** Start Data supplied **

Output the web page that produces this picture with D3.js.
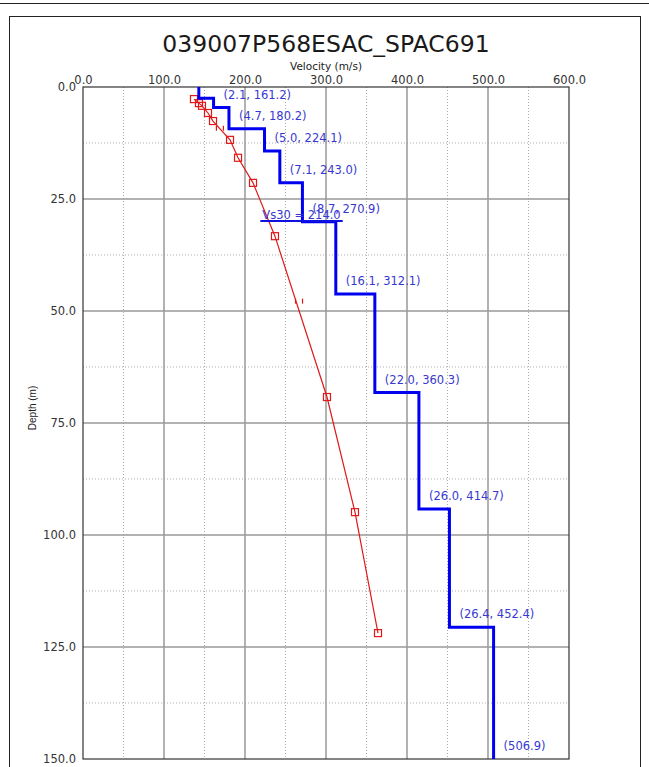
<!DOCTYPE html>
<html>
<head>
<meta charset="utf-8">
<script src="https://cdn.jsdelivr.net/npm/d3@7"></script>
<style>
  html, body { margin: 0; padding: 0; background: #fff; }
  svg { display: block; }
</style>
</head>
<body>
<svg id="chart" width="649" height="767"></svg>
<script>
// ---- Data ----
const title = "039007P568ESAC_SPAC691";
const xTicks = [0, 100, 200, 300, 400, 500, 600];
const yTicks = [0, 25, 50, 75, 100, 125, 150];
const xMinor = [50, 150, 250, 350, 450, 550];
const yMinor = [12.5, 37.5, 62.5, 87.5, 112.5, 137.5];

// Layered Vs model: thickness (m) and shear-wave velocity (m/s); last layer is half-space
const layerThickness = [2.5, 2.1, 4.7, 5.0, 7.1, 8.7, 16.1, 22.0, 26.0, 26.4];
const layerVelocity  = [143.0, 161.2, 180.2, 224.1, 243.0, 270.9, 312.1, 360.3, 414.7, 452.4, 506.9];
const labelledFrom = 1; // first layer is not labelled

// Dispersion-derived points (velocity m/s, depth m)
const pointVel   = [137, 143.2, 146.9, 154.3, 160.5, 181.5, 191.4, 209.9, 237.0, 301.2, 335.8, 364.2];
const pointDepth = [2.7, 3.6, 4.2, 5.8, 7.6, 11.8, 15.8, 21.4, 33.3, 69.2, 94.9, 121.9];
// Intermediate markers drawn as tick pairs
const tickVel   = [169, 266.7];
const tickDepth = [9.2, 47.8];

const vs30 = 214.0;
const vs30Depth = 30;

// ---- Layout ----
const svg = d3.select("#chart");
const W = 649, H = 767;
const x = d3.scaleLinear().domain([0, 600]).range([83, 569]);
const y = d3.scaleLinear().domain([0, 150]).range([87, 759]);

// outer frame
svg.append("line").attr("x1", 0).attr("x2", W).attr("y1", 3.5).attr("y2", 3.5)
  .attr("stroke", "#222").attr("stroke-width", 1);
svg.append("rect").attr("x", 9.5).attr("y", 16.5).attr("width", 631).attr("height", 770)
  .attr("fill", "none").attr("stroke", "#222").attr("stroke-width", 1);

// title
svg.append("text").attr("x", 326).attr("y", 52).attr("text-anchor", "middle")
  .attr("font-family", "DejaVu Sans, Verdana, sans-serif").attr("font-size", 23.5)
  .attr("fill", "#1a1a1a").text(title);

// axis title
svg.append("text").attr("x", 326).attr("y", 70).attr("text-anchor", "middle")
  .attr("font-family", "DejaVu Sans, Verdana, sans-serif").attr("font-size", 10.5)
  .attr("fill", "#222").text("Velocity (m/s)");

svg.append("text").attr("transform", "translate(36,408) rotate(-90)")
  .attr("text-anchor", "middle")
  .attr("font-family", "Liberation Sans Narrow, Liberation Sans, Arial, sans-serif")
  .attr("font-size", 10).attr("fill", "#222").text("Depth (m)");

// grid: minor dotted
const grid = svg.append("g");
grid.selectAll(".vmin").data(xMinor).join("line")
  .attr("x1", d => x(d)).attr("x2", d => x(d)).attr("y1", y(0)).attr("y2", y(150))
  .attr("stroke", "#aaa").attr("stroke-width", 1).attr("stroke-dasharray", "1,2");
grid.selectAll(".hmin").data(yMinor).join("line")
  .attr("x1", x(0)).attr("x2", x(600)).attr("y1", d => y(d)).attr("y2", d => y(d))
  .attr("stroke", "#aaa").attr("stroke-width", 1).attr("stroke-dasharray", "1,2");
// grid: major solid
grid.selectAll(".vmaj").data(xTicks.slice(1, -1)).join("line")
  .attr("x1", d => x(d)).attr("x2", d => x(d)).attr("y1", y(0)).attr("y2", y(150))
  .attr("stroke", "#999").attr("stroke-width", 1.5);
grid.selectAll(".hmaj").data(yTicks.slice(1, -1)).join("line")
  .attr("x1", x(0)).attr("x2", x(600)).attr("y1", d => y(d)).attr("y2", d => y(d))
  .attr("stroke", "#999").attr("stroke-width", 1.5);

// plot border
svg.append("rect").attr("x", x(0)).attr("y", y(0))
  .attr("width", x(600) - x(0)).attr("height", y(150) - y(0))
  .attr("fill", "none").attr("stroke", "#333").attr("stroke-width", 1.2);

// axes (labels only)
const xAxis = d3.axisTop(x).tickValues(xTicks).tickFormat(d3.format(".1f")).tickSize(0).tickPadding(3);
const gx = svg.append("g").attr("transform", `translate(0,${y(0)})`).call(xAxis);
gx.select(".domain").remove();
gx.selectAll("text").attr("font-family", "DejaVu Sans, Verdana, sans-serif")
  .attr("font-size", 11.5).attr("fill", "#333");

const yAxis = d3.axisLeft(y).tickValues(yTicks).tickFormat(d3.format(".1f")).tickSize(0).tickPadding(7);
const gy = svg.append("g").attr("transform", `translate(${x(0)},0)`).call(yAxis);
gy.select(".domain").remove();
gy.selectAll("text").attr("font-family", "DejaVu Sans, Verdana, sans-serif")
  .attr("font-size", 11.5).attr("fill", "#333");

// ---- Red dispersion points ----
const pts = pointVel.map((v, i) => [v, pointDepth[i]]);
svg.append("path").datum(pts)
  .attr("d", d3.line().x(d => x(d[0])).y(d => y(d[1])))
  .attr("fill", "none").attr("stroke", "#e01818").attr("stroke-width", 1.2);
svg.selectAll(".pt").data(pts).join("rect")
  .attr("x", d => x(d[0]) - 3.5).attr("y", d => y(d[1]) - 3.5)
  .attr("width", 7).attr("height", 7)
  .attr("fill", "none").attr("stroke", "#e01818").attr("stroke-width", 1.2);
const tks = tickVel.map((v, i) => [v, tickDepth[i]]);
tks.forEach(d => {
  [-3.5, 3.5].forEach(o => {
    svg.append("line").attr("x1", x(d[0]) + o).attr("x2", x(d[0]) + o)
      .attr("y1", y(d[1]) - 2.5).attr("y2", y(d[1]) + 2.5)
      .attr("stroke", "#e01818").attr("stroke-width", 1.2);
  });
});

// ---- Blue step profile ----
const tops = [0];
layerThickness.forEach((t, i) => tops.push(tops[i] + t));
const bottoms = tops.slice(1).concat([150]);
const stepPts = [];
layerVelocity.forEach((v, i) => {
  stepPts.push([v, tops[i]]);
  stepPts.push([v, bottoms[i]]);
});
svg.append("path").datum(stepPts)
  .attr("d", d3.line().x(d => x(d[0])).y(d => y(d[1])))
  .attr("fill", "none").attr("stroke", "#0000f0").attr("stroke-width", 3)
  .attr("stroke-linejoin", "miter");

// layer labels
const labelFont = "DejaVu Sans, Verdana, sans-serif";
layerVelocity.forEach((v, i) => {
  if (i < labelledFrom) return;
  const txt = i < layerThickness.length
    ? `(${layerThickness[i].toFixed(1)}, ${v.toFixed(1)})`
    : `(${v.toFixed(1)})`;
  svg.append("text").attr("x", x(v) + 10).attr("y", y(bottoms[i]) - 9)
    .attr("font-family", labelFont).attr("font-size", 11.5)
    .attr("fill", "#3838d0").text(txt);
});

// Vs30 label with underline
const vsText = svg.append("text").attr("x", x(vs30) + 6).attr("y", y(vs30Depth) - 2)
  .attr("font-family", labelFont).attr("font-size", 11.5)
  .attr("fill", "#3838d0").text(`Vs30 = ${vs30.toFixed(1)}`);
const tw = vsText.node().getComputedTextLength();
svg.append("line").attr("x1", x(vs30) + 4).attr("x2", x(vs30) + 6 + tw + 2)
  .attr("y1", y(vs30Depth) - 0.5).attr("y2", y(vs30Depth) - 0.5)
  .attr("stroke", "#1010e0").attr("stroke-width", 2);
</script>
</body>
</html>
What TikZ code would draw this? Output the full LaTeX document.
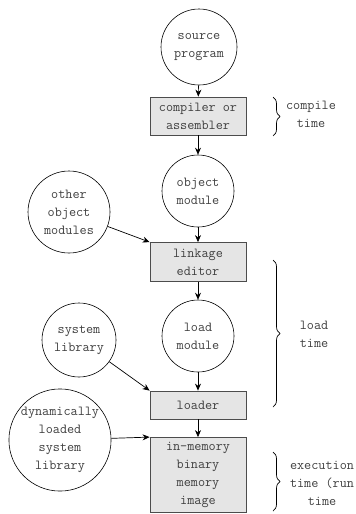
\documentclass[tikz,border=0pt]{standalone}
\usepackage{fontspec}
\usepackage{tikz}
\usetikzlibrary{arrows.meta, decorations.pathreplacing}

\tikzset{
    proc/.style={draw=black!70, fill=gray!20, line width=0.8pt, minimum width=96pt, inner sep=2pt, align=center},
    item/.style={draw, circle, fill=white, line width=0.6pt, inner sep=0pt, align=center},
    flow/.style={-{Stealth[length=7pt, width=6pt]}, line width=0.7pt},
    span/.style={decorate, decoration={brace, amplitude=7pt}, line width=0.7pt}
}

\begin{document}
\begin{tikzpicture}[x=1pt, y=-1pt, font=\ttfamily\fontsize{13.8}{18}\selectfont, text=black!75]
    \useasboundingbox (0,0) rectangle (356,514);
    % main chain
    \node[item, minimum size=76pt] (src) at (199,47) {source\\program};
    \node[proc, minimum height=38pt] (comp) at (198,116) {compiler or\\assembler};
    \node[item, minimum size=72pt] (obj) at (198,191) {object\\module};
    \node[proc, minimum height=39pt] (link) at (198,262) {linkage\\editor};
    \node[item, minimum size=72pt] (loadmod) at (198,336) {load\\module};
    \node[proc, minimum height=28pt] (loader) at (198,405) {loader};
    \node[proc, minimum height=75pt] (memimg) at (198,475) {in-memory\\binary\\memory\\image};
    % side inputs
    \node[item, minimum size=82pt] (other) at (69,212) {other\\object\\modules};
    \node[item, minimum size=74pt] (syslib) at (79,340) {system\\library};
    \node[item, minimum size=94pt] (dynlib) at (60,440) {dynamically\\loaded\\system\\library};

    \draw[flow] (src) -- (comp);
    \draw[flow] (comp) -- (obj);
    \draw[flow] (obj) -- (link);
    \draw[flow] (link) -- (loadmod);
    \draw[flow] (loadmod) -- (loader);
    \draw[flow] (loader) -- (memimg);
    \draw[flow] (other) -- (link.north west);
    \draw[flow] (syslib) -- (loader.north west);
    \draw[flow] (dynlib) -- (memimg.north west);

    % time spans
    \draw[span] (273,97) -- (273,136);
    \node[align=center] (ctime) at (311,114) {compile\\time};
    \draw[span] (273,260) -- (273,407);
    \node[align=center] (ltime) at (314,334) {load\\time};
    \draw[span] (273,452) -- (273,511);
    \node[align=center] (etime) at (322,483) {execution\\time (run\\time};
\end{tikzpicture}
\end{document}
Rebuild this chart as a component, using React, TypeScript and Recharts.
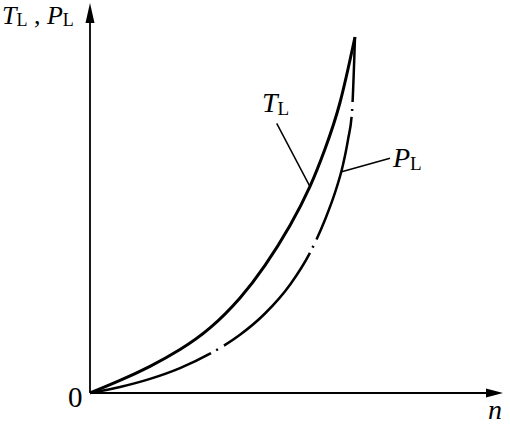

** End Data supplied **

Job
Begin at the first line of the data above and repeat each line exactly, stopping after the line containing "const yMinor = [12.5, 37.5, 62.5, 87.5, 112.5, 137.5];". Omit the pictures.

Answer to the task
Output the web page that produces this picture with D3.js.
<!DOCTYPE html>
<html>
<head>
<meta charset="utf-8">
<script src="https://cdn.jsdelivr.net/npm/d3@7"></script>
<style>
  html, body { margin: 0; padding: 0; background: #fff; }
  svg { display: block; }
</style>
</head>
<body>
<svg id="chart" width="649" height="767"></svg>
<script>
// ---- Data ----
const title = "039007P568ESAC_SPAC691";
const xTicks = [0, 100, 200, 300, 400, 500, 600];
const yTicks = [0, 25, 50, 75, 100, 125, 150];
const xMinor = [50, 150, 250, 350, 450, 550];
const yMinor = [12.5, 37.5, 62.5, 87.5, 112.5, 137.5];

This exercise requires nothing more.